What you have to do: Make an exact copy of the lines, leaving the pictures out.

········

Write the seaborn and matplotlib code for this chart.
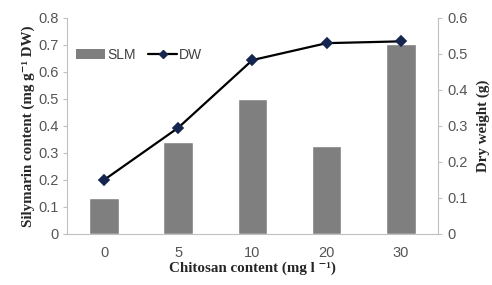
import numpy as np
import pandas as pd
import matplotlib
matplotlib.use("Agg")
import matplotlib.pyplot as plt
import seaborn as sns
from matplotlib.lines import Line2D
from matplotlib.patches import Patch

# data
chitosan = ["0", "5", "10", "20", "30"]
slm = [0.133, 0.34, 0.50, 0.326, 0.705]
dw = [0.15, 0.295, 0.483, 0.53, 0.535]

sns.set_style("white")
plt.rcParams['font.family'] = ['Liberation Sans', 'DejaVu Sans']

df = pd.DataFrame({"chitosan": chitosan, "SLM": slm, "DW": dw})

fig = plt.figure(figsize=(4.92, 2.85), dpi=100)
ax = fig.add_axes([0.136, 0.179, 0.754, 0.758])
sns.barplot(data=df, x="chitosan", y="SLM", order=chitosan, color="#7f7f7f",
            saturation=1, width=0.4, ax=ax)
ax.set_ylim(0, 0.8)
ax.set_yticks(np.arange(0, 0.81, 0.1))
ax.set_yticklabels(["0"] + [f"{v:.1f}" for v in np.arange(0.1, 0.81, 0.1)])
ax.set_xlim(-0.5, 4.5)

ax2 = ax.twinx()
sns.pointplot(data=df, x="chitosan", y="DW", order=chitosan, color="black",
              markers="D", markersize=5, linewidth=1.6, ax=ax2)
for ln in ax2.lines:
    ln.set_markerfacecolor("#14264f")
    ln.set_markeredgecolor("#14264f")
ax2.set_ylim(0, 0.6)
ax2.set_yticks(np.arange(0, 0.61, 0.1))
ax2.set_yticklabels(["0"] + [f"{v:.1f}" for v in np.arange(0.1, 0.61, 0.1)])
ax2.set_xlim(-0.5, 4.5)

grey = "#c0c0c0"
tick_col = "#555555"
for a in (ax, ax2):
    for s in a.spines.values():
        s.set_visible(False)
    a.tick_params(axis="both", labelsize=10.5, colors=tick_col, length=3, width=0.8)
    a.tick_params(axis="both", color=grey)
    a.set_xlabel("")
    a.set_ylabel("")
ax.spines["left"].set_visible(True)
ax.spines["bottom"].set_visible(True)
ax2.spines["right"].set_visible(True)
ax.spines["left"].set_color(grey)
ax.spines["bottom"].set_color(grey)
ax2.spines["right"].set_color(grey)

# minor ticks between categories on the x axis
ax.set_xticks(np.arange(-0.5, 4.6, 1), minor=True)
ax.tick_params(axis="x", which="major", length=0, pad=9)
ax.tick_params(axis="x", which="minor", length=4, color=grey, direction="inout")
ax.tick_params(axis="y", direction="out", left=True, pad=3)
ax2.tick_params(axis="y", direction="out", right=True, pad=4)

serif = ['Liberation Serif', 'DejaVu Serif']
ax.set_ylabel("Silymarin content (mg g\u207b\u00b9 DW)", family=serif,
              fontweight="bold", fontsize=10.8, labelpad=2)
ax2.set_ylabel("Dry weight (g)", family=serif, fontweight="bold",
               fontsize=10.8, labelpad=6)
ax.set_xlabel("Chitosan content (mg l \u207b\u00b9)", family=serif,
              fontweight="bold", fontsize=10.8, labelpad=1)

handles = [Patch(facecolor="#7f7f7f", edgecolor="none"),
           Line2D([], [], color="black", lw=1.6, marker="D", markersize=4.5,
                  markerfacecolor="#14264f", markeredgecolor="#14264f")]
ax2.legend(handles, ["SLM", "DW"], loc="upper left", bbox_to_anchor=(-0.01, 0.92),
           ncol=2, frameon=False, fontsize=10, handlelength=2.1,
           handletextpad=0.15, columnspacing=0.9, labelcolor="#404040")

fig.savefig("out.png", dpi=100)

········

Written response:
Write the seaborn and matplotlib code for this chart.
import numpy as np
import pandas as pd
import matplotlib
matplotlib.use("Agg")
import matplotlib.pyplot as plt
import seaborn as sns
from matplotlib.lines import Line2D
from matplotlib.patches import Patch

# data
chitosan = ["0", "5", "10", "20", "30"]
slm = [0.133, 0.34, 0.50, 0.326, 0.705]
dw = [0.15, 0.295, 0.483, 0.53, 0.535]

sns.set_style("white")
plt.rcParams['font.family'] = ['Liberation Sans', 'DejaVu Sans']

df = pd.DataFrame({"chitosan": chitosan, "SLM": slm, "DW": dw})

fig = plt.figure(figsize=(4.92, 2.85), dpi=100)
ax = fig.add_axes([0.136, 0.179, 0.754, 0.758])
sns.barplot(data=df, x="chitosan", y="SLM", order=chitosan, color="#7f7f7f",
            saturation=1, width=0.4, ax=ax)
ax.set_ylim(0, 0.8)
ax.set_yticks(np.arange(0, 0.81, 0.1))
ax.set_yticklabels(["0"] + [f"{v:.1f}" for v in np.arange(0.1, 0.81, 0.1)])
ax.set_xlim(-0.5, 4.5)

ax2 = ax.twinx()
sns.pointplot(data=df, x="chitosan", y="DW", order=chitosan, color="black",
              markers="D", markersize=5, linewidth=1.6, ax=ax2)
for ln in ax2.lines:
    ln.set_markerfacecolor("#14264f")
    ln.set_markeredgecolor("#14264f")
ax2.set_ylim(0, 0.6)
ax2.set_yticks(np.arange(0, 0.61, 0.1))
ax2.set_yticklabels(["0"] + [f"{v:.1f}" for v in np.arange(0.1, 0.61, 0.1)])
ax2.set_xlim(-0.5, 4.5)

grey = "#c0c0c0"
tick_col = "#555555"
for a in (ax, ax2):
    for s in a.spines.values():
        s.set_visible(False)
    a.tick_params(axis="both", labelsize=10.5, colors=tick_col, length=3, width=0.8)
    a.tick_params(axis="both", color=grey)
    a.set_xlabel("")
    a.set_ylabel("")
ax.spines["left"].set_visible(True)
ax.spines["bottom"].set_visible(True)
ax2.spines["right"].set_visible(True)
ax.spines["left"].set_color(grey)
ax.spines["bottom"].set_color(grey)
ax2.spines["right"].set_color(grey)

# minor ticks between categories on the x axis
ax.set_xticks(np.arange(-0.5, 4.6, 1), minor=True)
ax.tick_params(axis="x", which="major", length=0, pad=9)
ax.tick_params(axis="x", which="minor", length=4, color=grey, direction="inout")
ax.tick_params(axis="y", direction="out", left=True, pad=3)
ax2.tick_params(axis="y", direction="out", right=True, pad=4)

serif = ['Liberation Serif', 'DejaVu Serif']
ax.set_ylabel("Silymarin content (mg g\u207b\u00b9 DW)", family=serif,
              fontweight="bold", fontsize=10.8, labelpad=2)
ax2.set_ylabel("Dry weight (g)", family=serif, fontweight="bold",
               fontsize=10.8, labelpad=6)
ax.set_xlabel("Chitosan content (mg l \u207b\u00b9)", family=serif,
              fontweight="bold", fontsize=10.8, labelpad=1)

handles = [Patch(facecolor="#7f7f7f", edgecolor="none"),
           Line2D([], [], color="black", lw=1.6, marker="D", markersize=4.5,
                  markerfacecolor="#14264f", markeredgecolor="#14264f")]
ax2.legend(handles, ["SLM", "DW"], loc="upper left", bbox_to_anchor=(-0.01, 0.92),
           ncol=2, frameon=False, fontsize=10, handlelength=2.1,
           handletextpad=0.15, columnspacing=0.9, labelcolor="#404040")

fig.savefig("out.png", dpi=100)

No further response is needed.